The stock price has fallen back to earth a bit, perhaps as investors realized owning shares of OZB is no guarantee as the reverse takeover is still in the proposal stage.  However, there is one more compelling reason to watch what happens with 3D Group, and it may prove to be the best reason of all.

The limitations of existing materials suitable for 3D Printing applications are well known, but advancements are bringing new materials into play.  One of those materials is something called Graphene.

Even the most ardent skeptic would have to admire the properties of this graphite/carbon based material.  A sheet of graphene is as thin as a sheet of cling film, yet it is 200 times stronger than steel and tougher than diamonds.  It can be stretched and best of all, it conducts electricity.

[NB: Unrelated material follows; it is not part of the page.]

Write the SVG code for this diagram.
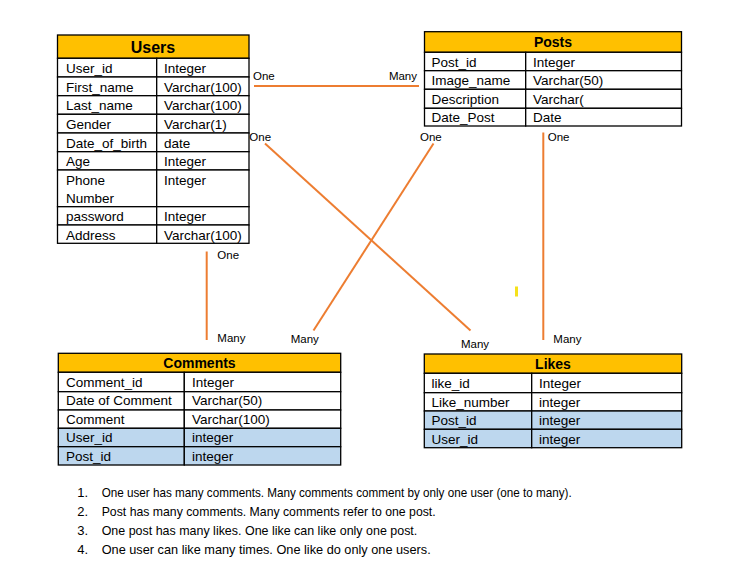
<svg xmlns="http://www.w3.org/2000/svg" width="746" height="580" viewBox="0 0 746 580">
<style>
.bg{fill:#ffffff}
.hdr{fill:#FFC000;stroke:#000;stroke-width:1.3}
.cell{fill:#ffffff;stroke:#000;stroke-width:1.3}
.fk{fill:#BDD7EE;stroke:#000;stroke-width:1.3}
.t{font-family:"Liberation Sans",Arial,sans-serif;font-size:13.5px;fill:#000}
.h{font-family:"Liberation Sans",Arial,sans-serif;font-weight:bold;font-size:14px;fill:#000;text-anchor:middle}
.lbl{font-family:"Liberation Sans",Arial,sans-serif;font-size:11.5px;fill:#000}
.con{stroke:#ED7D31;stroke-width:2;fill:none}
.note{font-family:"Liberation Sans",Arial,sans-serif;font-size:13px;fill:#000}
</style>
<rect class="bg" x="0" y="0" width="746" height="580"/>

<g id="users">
<rect class="hdr" x="57.5" y="35" width="191.5" height="23.3"/>
<text class="h" x="153" y="53" style="font-size:16px">Users</text>
<rect class="cell" x="57.5" y="58.3" width="99.2" height="18.7"/><rect class="cell" x="156.7" y="58.3" width="92.3" height="18.7"/>
<rect class="cell" x="57.5" y="77" width="99.2" height="18.7"/><rect class="cell" x="156.7" y="77" width="92.3" height="18.7"/>
<rect class="cell" x="57.5" y="95.7" width="99.2" height="18.6"/><rect class="cell" x="156.7" y="95.7" width="92.3" height="18.6"/>
<rect class="cell" x="57.5" y="114.3" width="99.2" height="18.7"/><rect class="cell" x="156.7" y="114.3" width="92.3" height="18.7"/>
<rect class="cell" x="57.5" y="133" width="99.2" height="18.7"/><rect class="cell" x="156.7" y="133" width="92.3" height="18.7"/>
<rect class="cell" x="57.5" y="151.7" width="99.2" height="18.3"/><rect class="cell" x="156.7" y="151.7" width="92.3" height="18.3"/>
<rect class="cell" x="57.5" y="170" width="99.2" height="36.7"/><rect class="cell" x="156.7" y="170" width="92.3" height="36.7"/>
<rect class="cell" x="57.5" y="206.7" width="99.2" height="18.3"/><rect class="cell" x="156.7" y="206.7" width="92.3" height="18.3"/>
<rect class="cell" x="57.5" y="225" width="99.2" height="18.3"/><rect class="cell" x="156.7" y="225" width="92.3" height="18.3"/>
<text class="t" x="66" y="73">User_id</text><text class="t" x="164" y="73">Integer</text>
<text class="t" x="66" y="91.5">First_name</text><text class="t" x="164" y="91.5">Varchar(100)</text>
<text class="t" x="66" y="110">Last_name</text><text class="t" x="164" y="110">Varchar(100)</text>
<text class="t" x="66" y="128.5">Gender</text><text class="t" x="164" y="128.5">Varchar(1)</text>
<text class="t" x="66" y="147.5">Date_of_birth</text><text class="t" x="164" y="147.5">date</text>
<text class="t" x="66" y="166">Age</text><text class="t" x="164" y="166">Integer</text>
<text class="t" x="66" y="185">Phone</text><text class="t" x="164" y="185">Integer</text>
<text class="t" x="66" y="203">Number</text>
<text class="t" x="66" y="221">password</text><text class="t" x="164" y="221">Integer</text>
<text class="t" x="66" y="239.5">Address</text><text class="t" x="164" y="239.5">Varchar(100)</text>
</g>

<g id="posts">
<rect class="hdr" x="424.5" y="31.7" width="257" height="20.6"/>
<text class="h" x="553" y="47">Posts</text>
<rect class="cell" x="424.5" y="52.3" width="101.2" height="18.4"/><rect class="cell" x="525.7" y="52.3" width="155.8" height="18.4"/>
<rect class="cell" x="424.5" y="70.7" width="101.2" height="18.6"/><rect class="cell" x="525.7" y="70.7" width="155.8" height="18.6"/>
<rect class="cell" x="424.5" y="89.3" width="101.2" height="19"/><rect class="cell" x="525.7" y="89.3" width="155.8" height="19"/>
<rect class="cell" x="424.5" y="108.3" width="101.2" height="17.7"/><rect class="cell" x="525.7" y="108.3" width="155.8" height="17.7"/>
<text class="t" x="431.5" y="66.5">Post_id</text><text class="t" x="533" y="66.5">Integer</text>
<text class="t" x="431.5" y="85">Image_name</text><text class="t" x="533" y="85">Varchar(50)</text>
<text class="t" x="431.5" y="104">Description</text><text class="t" x="533" y="104">Varchar(</text>
<text class="t" x="431.5" y="122">Date_Post</text><text class="t" x="533" y="122">Date</text>
</g>

<g id="comments">
<rect class="hdr" x="58.3" y="353.3" width="282.4" height="19"/>
<text class="h" x="199.5" y="368">Comments</text>
<rect class="cell" x="58.3" y="372.3" width="126" height="19.4"/><rect class="cell" x="184.3" y="372.3" width="156.4" height="19.4"/>
<rect class="cell" x="58.3" y="391.7" width="126" height="18.3"/><rect class="cell" x="184.3" y="391.7" width="156.4" height="18.3"/>
<rect class="cell" x="58.3" y="410" width="126" height="18.3"/><rect class="cell" x="184.3" y="410" width="156.4" height="18.3"/>
<rect class="fk" x="58.3" y="428.3" width="126" height="18.4"/><rect class="fk" x="184.3" y="428.3" width="156.4" height="18.4"/>
<rect class="fk" x="58.3" y="446.7" width="126" height="18.3"/><rect class="fk" x="184.3" y="446.7" width="156.4" height="18.3"/>
<text class="t" x="66" y="386.5">Comment_id</text><text class="t" x="192" y="386.5">Integer</text>
<text class="t" x="66" y="405">Date of Comment</text><text class="t" x="192" y="405">Varchar(50)</text>
<text class="t" x="66" y="423.5">Comment</text><text class="t" x="192" y="423.5">Varchar(100)</text>
<text class="t" x="66" y="442">User_id</text><text class="t" x="192" y="442">integer</text>
<text class="t" x="66" y="460.5">Post_id</text><text class="t" x="192" y="460.5">integer</text>
</g>

<g id="likes">
<rect class="hdr" x="424.3" y="354" width="257.4" height="19.3"/>
<text class="h" x="553" y="369">Likes</text>
<rect class="cell" x="424.3" y="373.3" width="107.4" height="19.4"/><rect class="cell" x="531.7" y="373.3" width="150" height="19.4"/>
<rect class="cell" x="424.3" y="392.7" width="107.4" height="18.3"/><rect class="cell" x="531.7" y="392.7" width="150" height="18.3"/>
<rect class="fk" x="424.3" y="411" width="107.4" height="18.3"/><rect class="fk" x="531.7" y="411" width="150" height="18.3"/>
<rect class="fk" x="424.3" y="429.3" width="107.4" height="18.4"/><rect class="fk" x="531.7" y="429.3" width="150" height="18.4"/>
<text class="t" x="431.5" y="387.5">like_id</text><text class="t" x="539" y="387.5">Integer</text>
<text class="t" x="431.5" y="406.5">Like_number</text><text class="t" x="539" y="406.5">integer</text>
<text class="t" x="431.5" y="425">Post_id</text><text class="t" x="539" y="425">integer</text>
<text class="t" x="431.5" y="443.5">User_id</text><text class="t" x="539" y="443.5">integer</text>
</g>

<g id="connectors">
<line class="con" x1="254" y1="86" x2="419" y2="86"/>
<line class="con" x1="265" y1="143.5" x2="470.5" y2="330.5"/>
<line class="con" x1="433.5" y1="143.5" x2="313.5" y2="330.5"/>
<line class="con" x1="543.3" y1="132.5" x2="543.3" y2="340"/>
<line class="con" x1="206.7" y1="251.5" x2="206.7" y2="340"/>
<text class="lbl" x="253" y="79.5">One</text>
<text class="lbl" x="417" y="79.5" text-anchor="end">Many</text>
<text class="lbl" x="249.3" y="140.5">One</text>
<text class="lbl" x="420" y="140.5">One</text>
<text class="lbl" x="547.7" y="140.5">One</text>
<text class="lbl" x="217.3" y="258.5">One</text>
<text class="lbl" x="217.3" y="342">Many</text>
<text class="lbl" x="290.7" y="343">Many</text>
<text class="lbl" x="461" y="347.5">Many</text>
<text class="lbl" x="553.3" y="342.5">Many</text>
</g>

<rect x="515" y="286.5" width="3" height="10" fill="#F5E11B"/>

<g id="notes">
<text class="note" x="77.3" y="497">1.</text><text class="note" x="101.7" y="497" textLength="470" lengthAdjust="spacingAndGlyphs">One user has many comments. Many comments comment by only one user (one to many).</text>
<text class="note" x="77.3" y="515.5">2.</text><text class="note" x="101.7" y="515.5" textLength="334" lengthAdjust="spacingAndGlyphs">Post has many comments. Many comments refer to one post.</text>
<text class="note" x="77.3" y="534.5">3.</text><text class="note" x="101.7" y="534.5" textLength="315.6" lengthAdjust="spacingAndGlyphs">One post has many likes. One like can like only one post.</text>
<text class="note" x="77.3" y="553.5">4.</text><text class="note" x="101.7" y="553.5" textLength="329" lengthAdjust="spacingAndGlyphs">One user can like many times. One like do only one users.</text>
</g>
</svg>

The race is on to enable a Graphene enhanced material suitable for use with 3D Printing.  On 10 July of 2014 3D Group entered into a joint partnership with ASX listed graphite mining company Kibaran (KNL) to form a research and development company called 3D Graphtec Industries for the express purpose of pursuing patents and collaborative partnerships to further the application of graphite and graphene in 3D printing.  

Investors liked what they heard and the KNL stock price came close to tripling before falling off.  Here is a three month chart.

Australian investors are not alone in their blood-pumping response to the potential of Graphene.  On 11 August a Canadian company called Graphene 3D Lab also used the reverse takeover to go public on the TSX -V (Toronto Stock Venture Exchange).  The company focuses on the development of high-performance graphene-enhanced materials for 3D Printing.  It began trading under the symbol GGG.V and shot up from $0.40 to $1.20 in three days.  Here is the chart, from Yahoo Finance Canada.

There are other ways to play the 3D Printing potential, including software manufacturers; but based on market reaction to these Graphene related stocks, miners of the graphite needed for Graphene would seem to be another place to start looking.